Now Safeco seeks summary judgment on the issue of liability of Windowmaster under the GIA. According to the GIA, Safeco may demand all losses and expenses incurred by the surety on account of any breach of the agreement.

The Walbergs argue that Safeco is not entitled to recovery under the GIA because Safeco violated the terms of the GIA by discharging its obligation to Morse/Diesel in a manner not permitted by the GIA. Specifically, the GIA sets forth three remedies for the surety in event of default: take possession of the work and arrange for its completion by another; take possession of the contractor's equipment and supplies; or loan money to the contractor to complete the contract. Since Safeco worked out the letter agreement of July 16, 1981 and permitted Windowmaster to finish the work, the Walbergs argue Safeco chose a course of action not within the exclusive list of remedies in the GIA. The Walbergs contend that the doctrine of expressio unius est exclusio alterius mandates exclusion of all remedies not specified in the GIA.

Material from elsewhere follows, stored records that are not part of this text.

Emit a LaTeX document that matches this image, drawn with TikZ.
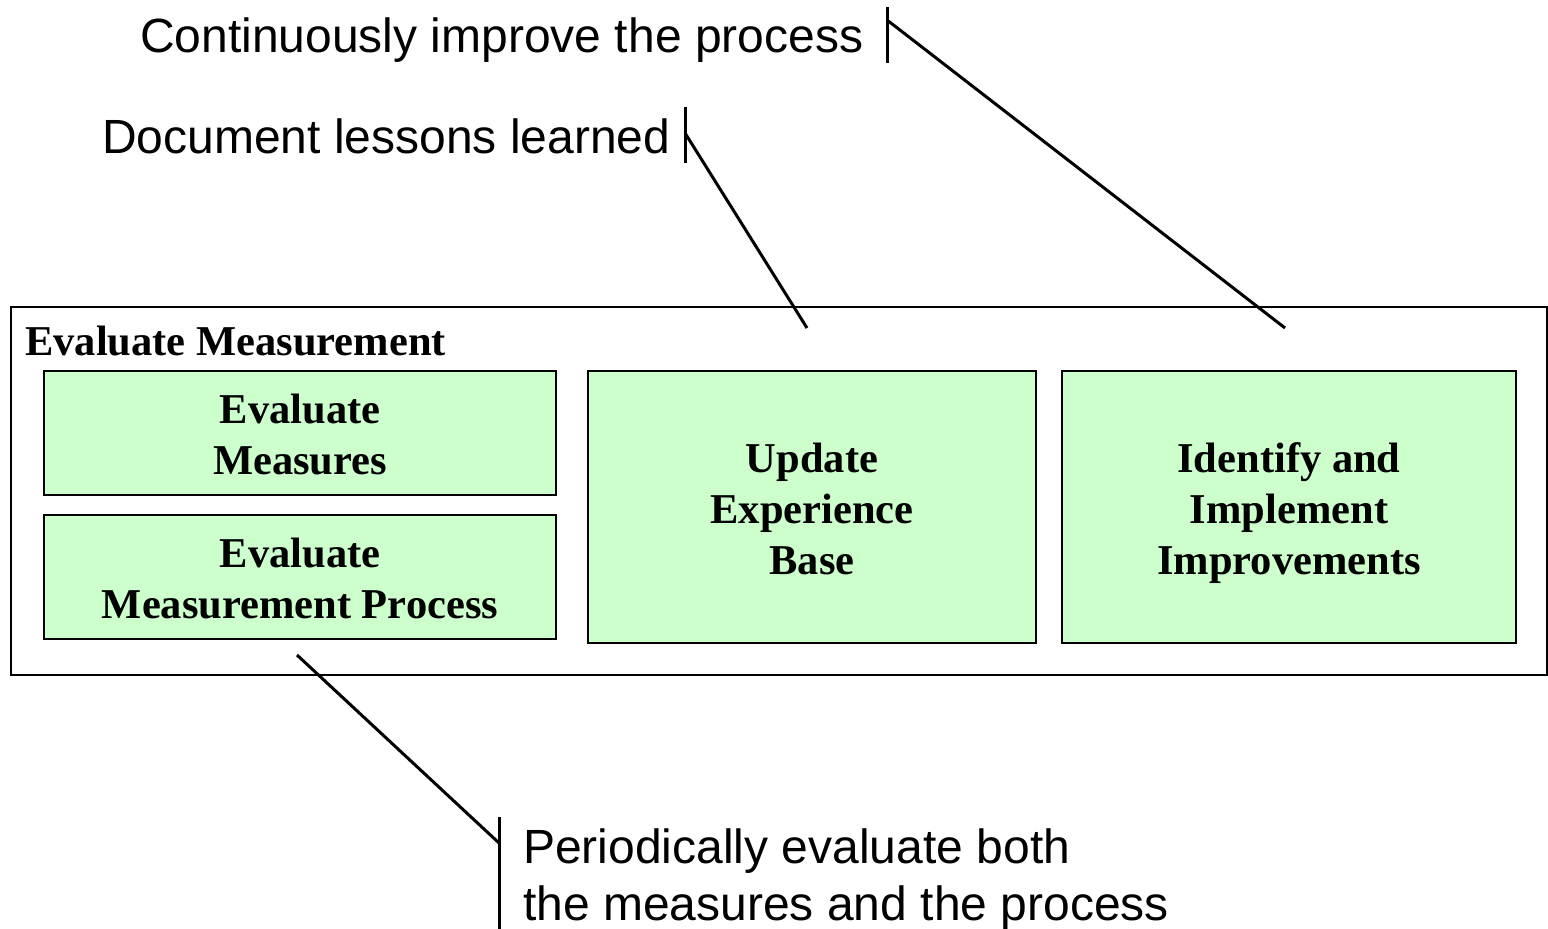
\documentclass[tikz,border=0pt]{standalone}
\usepackage{fontspec}
\setmainfont{Liberation Serif}
\newfontfamily\arialf{Liberation Sans}
\definecolor{boxgreen}{HTML}{CCFFCC}
\newcommand{\topstrut}{\rule{0pt}{42pt}}
\begin{document}
\begin{tikzpicture}[x=1pt,y=-1pt,
  greenbox/.style={draw=black,fill=boxgreen,line width=2.5pt,inner sep=0pt,
    font=\fontsize{42.5}{51}\selectfont\bfseries,align=center,text depth=10pt},
  outerbox/.style={draw=black,line width=2pt},
  callout/.style={font=\arialf\fontsize{48}{57}\selectfont,inner sep=0pt,align=left},
  pointer/.style={line width=3pt}]
\useasboundingbox (0,0) rectangle (1548,929);
% outer box
\draw[outerbox] (11,307) rectangle (1547,675);
\node[anchor=base west,inner sep=0pt,font=\fontsize{42.5}{51}\selectfont\bfseries] (title) at (25,355) {Evaluate Measurement};
% green boxes
\node[greenbox,minimum width=512pt,minimum height=124pt] (em) at (300,433) {\topstrut Evaluate\\Measures};
\node[greenbox,minimum width=512pt,minimum height=124pt] (emp) at (300,577) {\topstrut Evaluate\\Measurement Process};
\node[greenbox,minimum width=448pt,minimum height=272pt] (ueb) at (812,507) {\topstrut Update\\Experience\\Base};
\node[greenbox,minimum width=454pt,minimum height=272pt] (iii) at (1289,507) {\topstrut Identify and\\Implement\\Improvements};
% callout texts
\node[callout,anchor=base west] (cont) at (140,52) {Continuously improve the process};
\node[callout,anchor=base west] (doc) at (102,153) {Document lessons learned};
\node[callout,anchor=base west] (per) at (523,920) {Periodically evaluate both\\the measures and the process};
% bars
\coordinate (b1t) at (887,7);  \coordinate (b1b) at (887,63);  \coordinate (b1j) at (887,20);
\coordinate (b2t) at (685,107); \coordinate (b2b) at (685,163); \coordinate (b2j) at (685,133);
\coordinate (b3t) at (499,817); \coordinate (b3b) at (499,929); \coordinate (b3j) at (499,843);
\coordinate (p1) at (1285,328);
\coordinate (p2) at (807,328);
\coordinate (p3) at (297,655);
\draw[pointer] (b1t) -- (b1b);
\draw[pointer] (b1j) -- (p1);
\draw[pointer] (b2t) -- (b2b);
\draw[pointer] (b2j) -- (p2);
\draw[pointer] (b3t) -- (b3b);
\draw[pointer] (b3j) -- (p3);
\end{tikzpicture}
\end{document}
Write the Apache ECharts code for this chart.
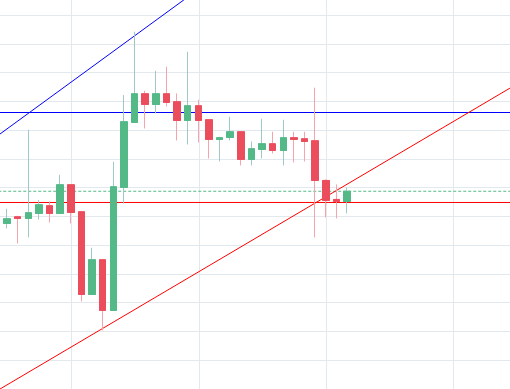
<!DOCTYPE html>
<html>
<head>
<meta charset="utf-8">
<script src="https://cdn.jsdelivr.net/npm/echarts@6/dist/echarts.min.js"></script>
<style>
html,body{margin:0;padding:0;background:#ffffff;}
#chart{width:510px;height:389px;}
</style>
</head>
<body>
<div id="chart"></div>
<script>
// time slot of each candle
const times = [6,7,8,9,10,11,12,13,14,15,16,17,18,19,20,21,22,23,24,25,26,27,28,29,30,31,32,33,34,35,36,37,38];
const opens  = [57.58,59.91,59.32,61.06,63.74,61.06,71.04,61.65,32.88,44.95,27.32,70.10,92.71,102.69,98.97,102.69,99.91,93.40,98.52,93.65,86.80,87.49,89.47,79.84,83.32,85.30,82.97,87.39,87.04,86.34,72.54,65.93,65.23];
const closes = [59.21,59.32,61.30,64.08,61.06,71.04,61.40,32.88,44.95,27.32,70.34,92.95,102.69,98.97,102.69,99.67,93.40,98.52,93.40,86.80,87.39,89.47,79.84,83.56,85.30,82.97,87.39,86.80,86.10,72.54,65.58,65.23,68.78];
const lows   = [55.84,50.62,52.71,58.97,57.93,61.06,57.58,30.45,32.88,20.36,27.32,64.54,92.71,90.62,95.84,98.27,86.45,85.06,85.75,80.19,79.14,86.45,77.75,77.75,80.19,81.93,77.75,78.80,79.14,52.71,59.67,59.32,61.06];
const highs  = [62.69,60.26,90.17,65.72,65.23,74.52,71.04,61.65,49.13,44.95,79.04,102.24,124.26,103.74,110.69,112.08,102.80,117.30,100.60,93.65,87.74,94.69,89.47,86.10,94.00,89.47,93.65,89.47,89.47,104.78,72.88,71.14,70.10];

// drawing tools (price levels and trend lines, in data coordinates)
const blueLevel = 96.17;
const redLevel = 64.87;
const blueTrend = [[0, 74.30], [60, 236.04]];
const redTrend = [[0, -11.65], [60, 119.18]];

// visible axis ranges
const xRange = [5.34, 53.34];
const yRange = [0, 135.30];
const timeGridRange = [0, 36];

const UP = '#53b987', DOWN = '#eb4d5c', UP_WICK = '#9fc9c6', DOWN_WICK = '#f5a3ad';
const GRID_COLOR = '#e1e8ee';

const candles = times.map((t, i) => [t, opens[i], closes[i], lows[i], highs[i]]);
const bodies = times.map((t, i) => [t, opens[i], closes[i], Math.min(opens[i], closes[i]), Math.max(opens[i], closes[i])]);
const lastClose = closes[closes.length - 1];

const chart = echarts.init(document.getElementById('chart'), null, {renderer: 'canvas'});

function levelSeries(y, color, type) {
  return {
    type: 'line', z: 2, silent: true, showSymbol: false, symbol: 'none', clip: true,
    xAxisIndex: 0, yAxisIndex: 0,
    data: [[0, y], [60, y]],
    lineStyle: {color: color, width: 1, type: type || 'solid'}
  };
}
const hidden = {axisLine: {show: false}, axisTick: {show: false}, axisLabel: {show: false}};

chart.setOption({
  animation: false,
  backgroundColor: '#ffffff',
  grid: [
    {left: 0, top: 0, right: 0, bottom: 0, containLabel: false},
    {left: 71.5, top: 0, width: 382, bottom: 0, containLabel: false}
  ],
  xAxis: [
    Object.assign({type: 'value', gridIndex: 0, min: xRange[0], max: xRange[1], splitLine: {show: false}}, hidden),
    Object.assign({type: 'value', gridIndex: 1, min: timeGridRange[0], max: timeGridRange[1], interval: 12,
      splitLine: {show: true, showMinLine: true, showMaxLine: true, lineStyle: {color: GRID_COLOR, width: 1}}}, hidden)
  ],
  yAxis: [
    Object.assign({type: 'value', gridIndex: 0, min: yRange[0], max: yRange[1], interval: 10,
      splitLine: {show: true, showMinLine: false, showMaxLine: false, lineStyle: {color: GRID_COLOR, width: 1}}}, hidden),
    Object.assign({type: 'value', gridIndex: 1, min: 0, max: 1, splitLine: {show: false}}, hidden)
  ],
  series: [
    levelSeries(blueLevel, '#0000ff'),
    levelSeries(redLevel, '#ff0000'),
    levelSeries(lastClose, UP, [3, 2]),
    {
      type: 'line', z: 2, silent: true, showSymbol: false, symbol: 'none', clip: true,
      xAxisIndex: 0, yAxisIndex: 0,
      data: blueTrend, lineStyle: {color: '#0000ff', width: 1}
    },
    {
      type: 'line', z: 2, silent: true, showSymbol: false, symbol: 'none', clip: true,
      xAxisIndex: 0, yAxisIndex: 0,
      data: redTrend, lineStyle: {color: '#ff0000', width: 1}
    },
    {
      type: 'candlestick', z: 5, silent: true, barWidth: 7,
      xAxisIndex: 0, yAxisIndex: 0,
      encode: {x: 0, y: [1, 2, 3, 4]},
      data: candles,
      itemStyle: {color: UP, color0: DOWN, borderColor: UP_WICK, borderColor0: DOWN_WICK, borderWidth: 1}
    },
    {
      type: 'candlestick', z: 6, silent: true, barWidth: 7,
      xAxisIndex: 0, yAxisIndex: 0,
      encode: {x: 0, y: [1, 2, 3, 4]},
      data: bodies,
      itemStyle: {color: UP, color0: DOWN, borderColor: UP, borderColor0: DOWN, borderWidth: 1}
    }
  ]
});
</script>
</body>
</html>
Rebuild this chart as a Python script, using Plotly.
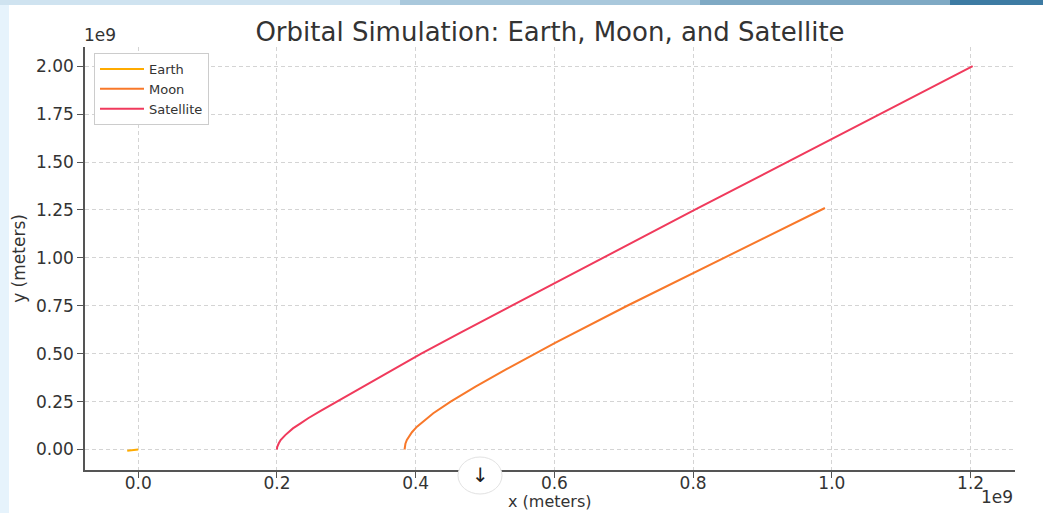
import plotly.graph_objects as go

# Data in units of 1e9 meters
earth_x = [-0.0158, -0.008, 0.0]
earth_y = [-0.007, -0.004, 0.0]

moon_x = [0.384, 0.3843, 0.3852, 0.3873, 0.3898, 0.3946, 0.4019, 0.4254, 0.4504, 0.4863, 0.5316, 0.601, 0.705, 0.801, 0.990]
moon_y = [0.000, 0.012, 0.030, 0.050, 0.066, 0.090, 0.119, 0.189, 0.250, 0.3285, 0.420, 0.556, 0.750, 0.923, 1.260]

sat_x = [0.200, 0.2003, 0.2025, 0.2053, 0.212, 0.2165, 0.223, 0.2335, 0.245, 0.2624, 0.287, 0.3395, 0.408, 0.464, 0.666, 0.802, 1.203]
sat_y = [0.000, 0.012, 0.031, 0.049, 0.075, 0.090, 0.110, 0.135, 0.163, 0.200, 0.250, 0.360, 0.500, 0.609, 0.993, 1.250, 2.000]

x_ticks = [0.0, 0.2, 0.4, 0.6, 0.8, 1.0, 1.2]
y_ticks = [0.0, 0.25, 0.5, 0.75, 1.0, 1.25, 1.5, 1.75, 2.0]

FONT = "DejaVu Sans"
W, H = 1043, 513
L, R, T, B = 85, 28, 47, 43
PW, PH = W - L - R, H - T - B


def px(p):
    return (p - L) / PW


def py(p):
    return (H - B - p) / PH


fig = go.Figure()
fig.add_trace(go.Scatter(x=earth_x, y=earth_y, mode="lines", name="Earth",
                         line=dict(color="#ffab00", width=2)))
fig.add_trace(go.Scatter(x=moon_x, y=moon_y, mode="lines", name="Moon",
                         line=dict(color="#f8782a", width=2)))
fig.add_trace(go.Scatter(x=sat_x, y=sat_y, mode="lines", name="Satellite",
                         line=dict(color="#f03a5c", width=2)))

axis_common = dict(
    showline=True, linecolor="#555555", linewidth=1.5, mirror=False,
    ticks="outside", ticklen=6, tickcolor="#555555", tickwidth=1.2,
    showgrid=True, gridcolor="#d4d4d4", griddash="4px,3px", gridwidth=1,
    zeroline=False, automargin=False,
    tickfont=dict(family=FONT, size=17, color="#333333"),
)

fig.update_xaxes(range=[-0.0767, 1.264], tickvals=x_ticks, tickformat=".1f",
                 ticklabelstandoff=-9, **axis_common)
fig.update_yaxes(range=[-0.107, 2.1], tickvals=y_ticks, tickformat=".2f",
                 title=dict(text="y (meters)", font=dict(family=FONT, size=17, color="#333333"), standoff=6),
                 **axis_common)

shapes = [
    # decorative background strips
    dict(type="rect", xref="paper", yref="paper", x0=px(0), x1=px(9), y0=py(H), y1=py(0),
         fillcolor="#e6f3fc", line=dict(width=0), layer="below"),
    dict(type="rect", xref="paper", yref="paper", x0=px(0), x1=px(400), y0=py(5), y1=py(0),
         fillcolor="#cfe3f0", line=dict(width=0), layer="below"),
    dict(type="rect", xref="paper", yref="paper", x0=px(400), x1=px(700), y0=py(5), y1=py(0),
         fillcolor="#a9c8dc", line=dict(width=0), layer="below"),
    dict(type="rect", xref="paper", yref="paper", x0=px(700), x1=px(950), y0=py(5), y1=py(0),
         fillcolor="#7fa9c4", line=dict(width=0), layer="below"),
    dict(type="rect", xref="paper", yref="paper", x0=px(950), x1=px(W), y0=py(5), y1=py(0),
         fillcolor="#3d7ba3", line=dict(width=0), layer="below"),
    # scroll-down button overlay
    dict(type="circle", xref="paper", yref="paper", x0=px(458), x1=px(502), y0=py(494), y1=py(457),
         fillcolor="white", line=dict(color="#e2e2e2", width=1), layer="above"),
]

annotations = [
    dict(text="x (meters)", xref="paper", yref="paper", x=0.5, y=py(501), xanchor="center", yanchor="middle",
         showarrow=False, font=dict(family=FONT, size=16, color="#333333")),
    dict(text="1e9", xref="paper", yref="paper", x=0, y=1, xanchor="left", yanchor="bottom",
         yshift=0, xshift=-3, showarrow=False, font=dict(family=FONT, size=17, color="#333333")),
    dict(text="1e9", xref="paper", yref="paper", x=1, y=py(497), xanchor="right", yanchor="middle",
         xshift=0, showarrow=False, font=dict(family=FONT, size=17, color="#333333")),
    dict(text="↓", xref="paper", yref="paper", x=px(480), y=py(475), xanchor="center", yanchor="middle",
         showarrow=False, font=dict(family=FONT, size=20, color="#222222")),
]

fig.update_layout(
    width=W, height=H,
    margin=dict(l=L, r=R, t=T, b=B, autoexpand=False),
    paper_bgcolor="white", plot_bgcolor="white",
    title=dict(text="Orbital Simulation: Earth, Moon, and Satellite",
               x=0.5, xref="paper", y=1 - 32 / H, yref="container",
               xanchor="center", yanchor="middle",
               font=dict(family=FONT, size=26, color="#333333")),
    legend=dict(x=px(94), y=py(53), xanchor="left", yanchor="top",
                bgcolor="white", bordercolor="#cccccc", borderwidth=1,
                font=dict(family=FONT, size=13, color="#333333"),
                tracegroupgap=0, itemwidth=44),
    shapes=shapes,
    annotations=annotations,
    showlegend=True,
)

fig.write_html("out.html", config={"displayModeBar": False},
               post_script="document.body.style.margin='0';document.body.style.padding='0';")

In support of their argument, the Walbergs offer portions of depositions of Safeco personnel stating that Safeco did not act as completing surety, did not finance Windowmaster, and did not take possession of its equipment.

Safeco responds that it pursued all of its enumerated remedies at various times during construction of the Medical Center project. Safeco argues that it arranged for completion of the work by entering into the letter agreement with Morse/Diesel, advanced funds on the project regarded by Safeco as loans to its principal, and at times took possession of equipment and materials for finishing the project.

Safeco also contends that the remedies provided in the GIA are not exclusive. Safeco notes that the language of the contract does not specify the exclusivity of the remedies. Therefore, even if the letter agreement is not covered in the enumerated remedies, Safeco contends that it was a permissible remedy under the GIA.

The court notes that while the letter agreement of July 16, 1981 was not a formal takeover agreement for Safeco to act as a completing surety, nor was there a financing agreement for a loan, the letter arrangement does involve elements of completing and financing. The court need not, however, characterize the arrangement as one of the enumerated courses of action. Even if the arrangement does not fall into one of those listed, it is a remedy option within Safeco's rights.

The general rule is that parties may expressly limit remedies by agreement; however, if a remedy is to be exclusive, "the contract must clearly indicate that the parties intend that the stipulated remedy be the sole or exclusive remedy." Structural Sales, Inc. v. Vavrus, 132 Ill.App.3d 718, 87 Ill. Dec. 619, 477 N.E.2d 745 (Ill.App.3d Dist.1985), citing Board of Regents v. Wilson, 27 Ill.App.3d 26, 326 N.E.2d 216 (1975). Applying this principle to the present case, the court notes that no exclusivity of remedies clause exists in the GIA. Further, Windowmaster's signed acknowledgement indicates at least acquiescence in this remedy option. Therefore, the court construes the letter agreement as additional to remedies listed in the GIA.

No genuine issue exists as to the existence of the GIA contract between Safeco and Windowmaster, the propriety of Safeco deeming Windowmaster in default, or Safeco's incurring expenses as a result of the default. Safeco is therefore entitled to summary judgment on the issue of Windowmaster's liability.

Accordingly, the Walbergs' motion is denied and Safeco's motion is granted.